The coroner's jury met Friday morning at eleven o'clock at the office of Judge Newcomb, which was crowded with spectators. The testimony of a number of witnesses, including Sheriff McGrath, was had and the facts as above related were developed, as also the fact that the killing had occurred at about 9 o'clock. The testimony of the doctors showed that Ballou had been shot three times. One of the bullets entered at the left nipple penetrating the heart. Another entered a short distance above into the lung. Either shot would have proved fatal. The one which entered the heart produced instantaneous death. The third was the left shoulder. There was also a flesh wound in the left arm, indicating that the deceased had raised his arm after one of the shots in his breast. At the conclusion of the testimony the jury returned the following verdict:
Territory of New Mexico, County of Grant.}ss.
We, the undersigned Justice of the Peace and jury, who sat upon the inquest held this 9th day of February, A. D. 1911, on the body of M. R. Ballou found in precinct No.3 of the County of Grant, find that the deceased came to his death by means of pistol shots fired by Sheriff H. J. McGrath in the discharge of his duty and in self defense and that the jury finds that he was justified in doing, on the 9th day of Feb'y, A. D. 1911.
Witness our hands this the 10th day of Feb'y. 1911.
William H Newcomb, Justice of the Peace Precinct No. 3.
 E. E. Goodman, Buch Smith, John E. Casey, J. W. Wilson,
 Jesse A. Stowe, Jas.
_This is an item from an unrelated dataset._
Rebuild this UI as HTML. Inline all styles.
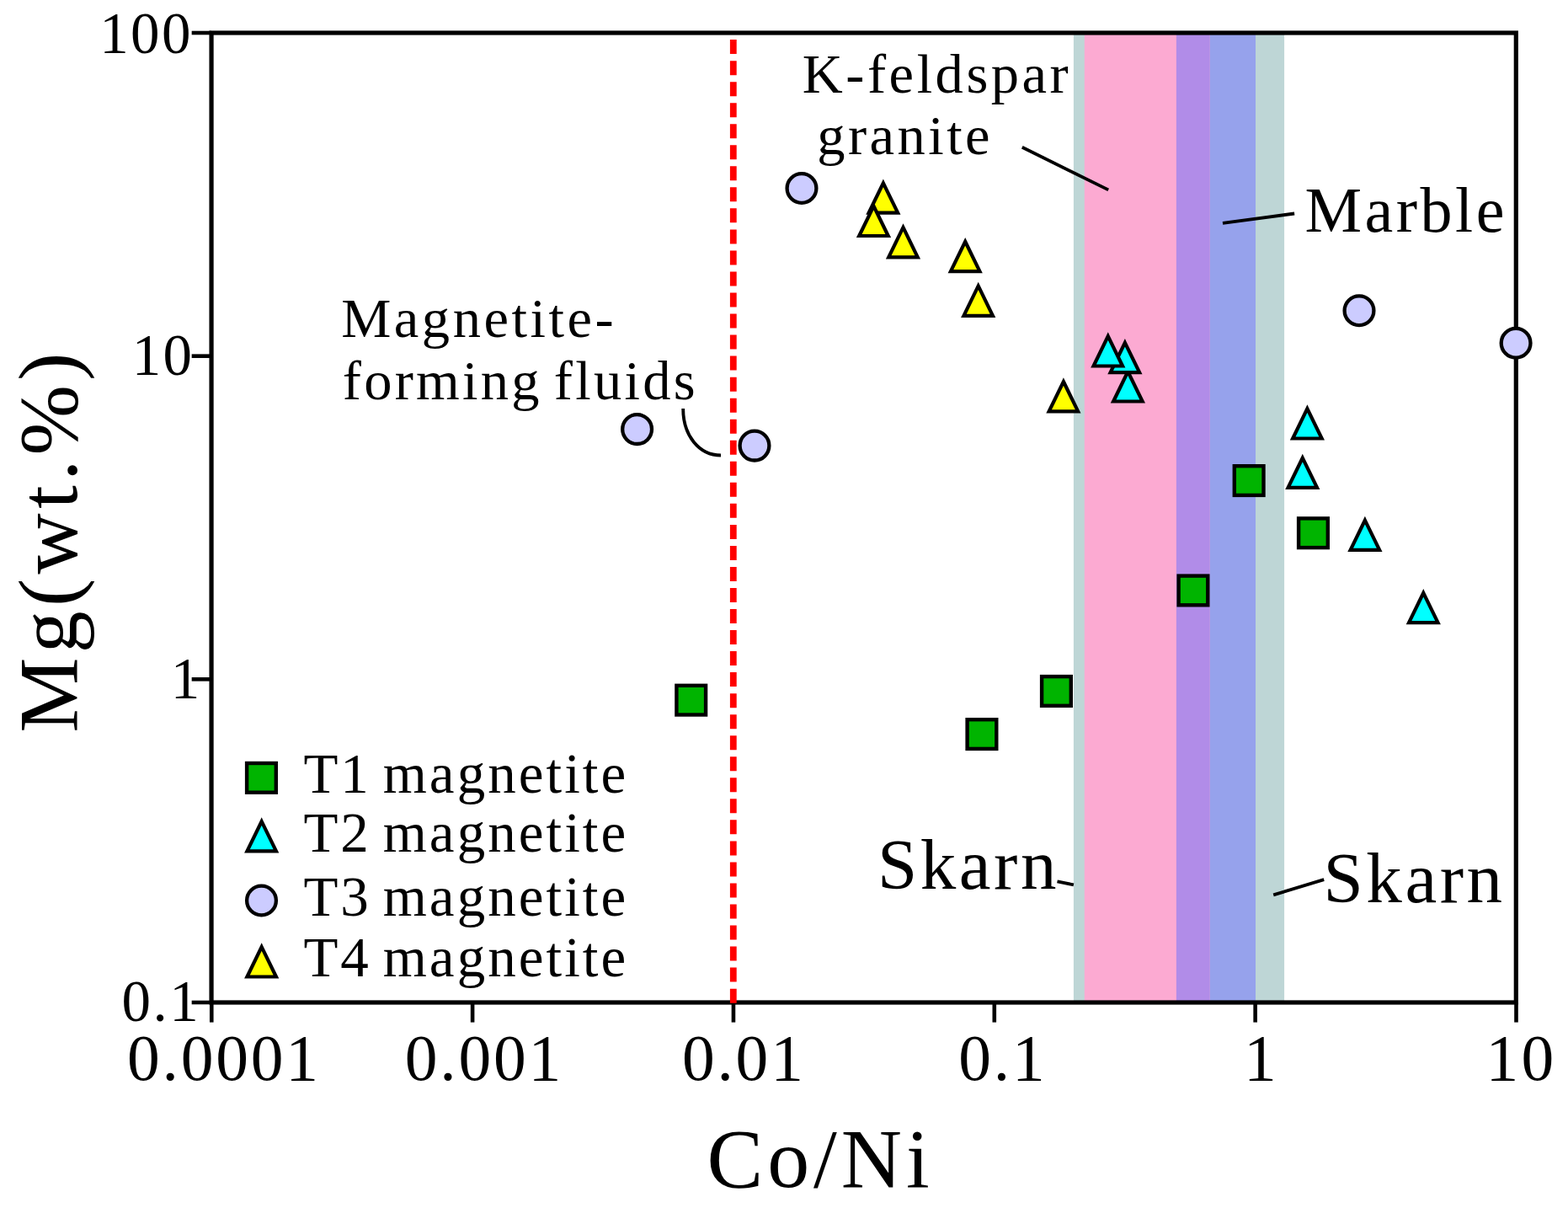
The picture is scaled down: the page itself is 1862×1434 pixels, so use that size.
<!DOCTYPE html>
<html lang="en">
<head>
<meta charset="utf-8">
<title>Mg (wt.%) vs Co/Ni</title>
<style>
html,body{margin:0;padding:0;background:#fff;}
body{width:1862px;height:1434px;overflow:hidden;}
svg{display:block;}
text{font-family:"Liberation Serif",serif;fill:#000;white-space:pre;}
</style>
</head>
<body>
<svg width="1862" height="1434" viewBox="0 0 1862 1434">
<rect width="1862" height="1434" fill="#fff"/>

<g>
<rect x="1274.9" y="39.0" width="250.2" height="1151.0" fill="#bed6d6"/>
<rect x="1287.8" y="39.0" width="148.9" height="1151.0" fill="#fcaad2"/>
<rect x="1436.7" y="39.0" width="54.3" height="1151.0" fill="#96a2ec"/>
<rect x="1396.9" y="39.0" width="39.8" height="1151.0" fill="#b18ce8"/>
</g>
<g stroke="#000" fill="none" stroke-linecap="butt">
<rect x="251.06" y="39.0" width="1549.24" height="1151.00" stroke-width="5.2"/>
<line x1="227.66" y1="39.00" x2="251.06" y2="39.00" stroke-width="4.6"/>
<line x1="227.66" y1="422.67" x2="251.06" y2="422.67" stroke-width="4.6"/>
<line x1="227.66" y1="806.33" x2="251.06" y2="806.33" stroke-width="4.6"/>
<line x1="227.66" y1="1190.00" x2="251.06" y2="1190.00" stroke-width="4.6"/>
<line x1="251.26" y1="1190.0" x2="251.26" y2="1213.60" stroke-width="4.6"/>
<line x1="561.11" y1="1190.0" x2="561.11" y2="1213.60" stroke-width="4.6"/>
<line x1="870.96" y1="1190.0" x2="870.96" y2="1213.60" stroke-width="4.6"/>
<line x1="1180.80" y1="1190.0" x2="1180.80" y2="1213.60" stroke-width="4.6"/>
<line x1="1490.65" y1="1190.0" x2="1490.65" y2="1213.60" stroke-width="4.6"/>
<line x1="1800.50" y1="1190.0" x2="1800.50" y2="1213.60" stroke-width="4.6"/>
</g>
<line x1="870.8" y1="41.0" x2="870.8" y2="1191.0" stroke="#ff0000" stroke-width="7.8" stroke-dasharray="17 8.034" stroke-dashoffset="-6.1"/>
<text x="118.15" y="62.60" font-size="69" letter-spacing="2.40" >100</text>
<text x="156.65" y="445.30" font-size="69" letter-spacing="2.40" >10</text>
<text x="202.70" y="828.90" font-size="69" letter-spacing="0.00" >1</text>
<text x="144.40" y="1211.70" font-size="69" letter-spacing="2.50" >0.1</text>
<text x="151.00" y="1282.30" font-size="77.5" letter-spacing="2.80" >0.0001</text>
<text x="480.70" y="1282.30" font-size="77.5" letter-spacing="2.80" >0.001</text>
<text x="809.90" y="1282.30" font-size="77.5" letter-spacing="2.80" >0.01</text>
<text x="1138.27" y="1282.30" font-size="77.5" letter-spacing="2.80" >0.1</text>
<text x="1476.98" y="1282.30" font-size="77.5" letter-spacing="0.00" >1</text>
<text x="1764.50" y="1282.30" font-size="77.5" letter-spacing="3.20" >10</text>
<text x="839.50" y="1409.40" font-size="100" letter-spacing="4.96" >Co/Ni</text>
<text transform="translate(91 869.48) rotate(-90)" font-size="100" letter-spacing="5.28">Mg(wt.%)</text>
<text x="952.78" y="110.20" font-size="66.5" letter-spacing="3.51" >K-feldspar</text>
<text x="970.34" y="183.00" font-size="66.5" letter-spacing="3.44" >granite</text>
<text x="1549.51" y="274.80" font-size="76" letter-spacing="3.49" >Marble</text>
<text x="405.18" y="400.30" font-size="66.5" letter-spacing="3.52" >Magnetite-</text>
<text x="406.75" y="473.80" font-size="66.5" letter-spacing="3.27" word-spacing="-6">forming fluids</text>
<text x="1041.91" y="1055.30" font-size="85" letter-spacing="3.57" >Skarn</text>
<text x="1571.51" y="1071.40" font-size="85" letter-spacing="3.57" >Skarn</text>
<g stroke="#000" stroke-width="3.8" fill="none" stroke-linecap="butt">
<line x1="1213.8" y1="174.7" x2="1316.2" y2="225.4"/>
<line x1="1452" y1="264.9" x2="1537.1" y2="253.5"/>
<line x1="1255.5" y1="1046.3" x2="1274.9" y2="1050.4"/>
<line x1="1512.2" y1="1062.4" x2="1572.2" y2="1044.1"/>
<path d="M811.2 485 C 811.2 517, 830 540.5, 856 540.5"/>
</g>
<rect x="803.4" y="813.8" width="34.7" height="34.7" fill="#00b400" stroke="#000" stroke-width="4.4"/>
<rect x="1148.6" y="854.2" width="34.7" height="34.7" fill="#00b400" stroke="#000" stroke-width="4.4"/>
<rect x="1237.1" y="803.1" width="34.7" height="34.7" fill="#00b400" stroke="#000" stroke-width="4.4"/>
<rect x="1399.6" y="683.6" width="34.7" height="34.7" fill="#00b400" stroke="#000" stroke-width="4.4"/>
<rect x="1465.8" y="553.2" width="34.7" height="34.7" fill="#00b400" stroke="#000" stroke-width="4.4"/>
<rect x="1542.1" y="615.4" width="34.7" height="34.7" fill="#00b400" stroke="#000" stroke-width="4.4"/>
<circle cx="952.0" cy="223.5" r="17.4" fill="#ccccff" stroke="#000" stroke-width="4.3"/>
<circle cx="756.6" cy="509.6" r="17.4" fill="#ccccff" stroke="#000" stroke-width="4.3"/>
<circle cx="896.0" cy="529.1" r="17.4" fill="#ccccff" stroke="#000" stroke-width="4.3"/>
<circle cx="1614.0" cy="368.7" r="17.4" fill="#ccccff" stroke="#000" stroke-width="4.3"/>
<circle cx="1800.1" cy="407.3" r="17.4" fill="#ccccff" stroke="#000" stroke-width="4.3"/>
<path d="M1048.90 217.35L1066.15 252.70L1031.65 252.70Z" fill="#ffff00" stroke="#000" stroke-width="4.2" stroke-linejoin="miter" stroke-miterlimit="10"/>
<path d="M1037.50 244.65L1054.75 280.00L1020.25 280.00Z" fill="#ffff00" stroke="#000" stroke-width="4.2" stroke-linejoin="miter" stroke-miterlimit="10"/>
<path d="M1072.50 269.95L1089.75 305.30L1055.25 305.30Z" fill="#ffff00" stroke="#000" stroke-width="4.2" stroke-linejoin="miter" stroke-miterlimit="10"/>
<path d="M1146.20 286.75L1163.45 322.10L1128.95 322.10Z" fill="#ffff00" stroke="#000" stroke-width="4.2" stroke-linejoin="miter" stroke-miterlimit="10"/>
<path d="M1161.70 339.45L1178.95 374.80L1144.45 374.80Z" fill="#ffff00" stroke="#000" stroke-width="4.2" stroke-linejoin="miter" stroke-miterlimit="10"/>
<path d="M1262.90 453.00L1280.15 488.35L1245.65 488.35Z" fill="#ffff00" stroke="#000" stroke-width="4.2" stroke-linejoin="miter" stroke-miterlimit="10"/>
<path d="M1339.40 441.15L1356.65 476.50L1322.15 476.50Z" fill="#00ffff" stroke="#000" stroke-width="4.2" stroke-linejoin="miter" stroke-miterlimit="10"/>
<path d="M1335.90 406.85L1353.15 442.20L1318.65 442.20Z" fill="#00ffff" stroke="#000" stroke-width="4.2" stroke-linejoin="miter" stroke-miterlimit="10"/>
<path d="M1315.80 399.15L1333.05 434.50L1298.55 434.50Z" fill="#00ffff" stroke="#000" stroke-width="4.2" stroke-linejoin="miter" stroke-miterlimit="10"/>
<path d="M1552.40 485.15L1569.65 520.50L1535.15 520.50Z" fill="#00ffff" stroke="#000" stroke-width="4.2" stroke-linejoin="miter" stroke-miterlimit="10"/>
<path d="M1546.80 543.55L1564.05 578.90L1529.55 578.90Z" fill="#00ffff" stroke="#000" stroke-width="4.2" stroke-linejoin="miter" stroke-miterlimit="10"/>
<path d="M1620.90 617.55L1638.15 652.90L1603.65 652.90Z" fill="#00ffff" stroke="#000" stroke-width="4.2" stroke-linejoin="miter" stroke-miterlimit="10"/>
<path d="M1690.30 703.85L1707.55 739.20L1673.05 739.20Z" fill="#00ffff" stroke="#000" stroke-width="4.2" stroke-linejoin="miter" stroke-miterlimit="10"/>
<rect x="293.1" y="906.0" width="34.7" height="34.7" fill="#00b400" stroke="#000" stroke-width="4.4"/>
<path d="M310.70 975.05L327.95 1010.40L293.45 1010.40Z" fill="#00ffff" stroke="#000" stroke-width="4.2" stroke-linejoin="miter" stroke-miterlimit="10"/>
<circle cx="310.5" cy="1069.0" r="17.4" fill="#ccccff" stroke="#000" stroke-width="4.3"/>
<path d="M310.70 1124.15L327.95 1159.50L293.45 1159.50Z" fill="#ffff00" stroke="#000" stroke-width="4.2" stroke-linejoin="miter" stroke-miterlimit="10"/>
<text x="360.39" y="940.60" font-size="67" letter-spacing="3.05" word-spacing="-6">T1 magnetite</text>
<text x="360.39" y="1011.40" font-size="67" letter-spacing="3.05" word-spacing="-6">T2 magnetite</text>
<text x="360.39" y="1087.40" font-size="67" letter-spacing="3.05" word-spacing="-6">T3 magnetite</text>
<text x="360.39" y="1159.10" font-size="67" letter-spacing="3.05" word-spacing="-6">T4 magnetite</text>
</svg>
</body>
</html>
A. Shipley. Jurors.
Mr. Ballou was born in Brady, Texas, thirty-seven years ago. He left home when about twenty-one years of age and came to New Mexico, locating in Eddy County and coming to Grant County twelve years ago. He entered the employ of the G O S Cattle Company as a cow-boy. He was especially well trained and experienced in this business and later on entered a partnership with Henry Barksdale and took the T. J. brand of cattle under lease. Later on Mr. Downes purchased the Barksdale interest. A sale of this property was made and with the proceeds thereof Mr. Ballou purchased the Charles Campbell outfit in the Burro Mountains. He was very successful in his business affairs and at the time of his death owned property of considerable value. He was regarded as one of the best cattlemen in this section. Deceased was a man of most generous and likable disposition and had a wide circle of friends and acquaintances. With all of whom he was very popular. He was one of those rare characters who would do anything to aid and assist his friends and no task was too great for him to undertake when he thought his service was needed. His untimely death was a severe shock to everyone here.
Mr. Ballou is survived by his parents, S. T. and Isabel Ballou, both of whom live at Brady, Texas. Also by three brothers and one sister residing at the same place, namely: Albert Ballou, Jesse Ballou, Steve Ballou and Alice Ballou. Other sisters are Mrs. Thomas Homsley of Commanche, Texas, and Mrs. John Draper of Rock Springs, Texas, J. T. Ballou, resides in Grant County.
Also of interest in this issue was the LORDSBURG LOCALS: Mrs. M. W. McGrath and granddaughters, Dewey and Ida, made a trip to the pass city in the later part of the week.
Copied from the "Silver City Independent" issue of Tuesday February 14,1911.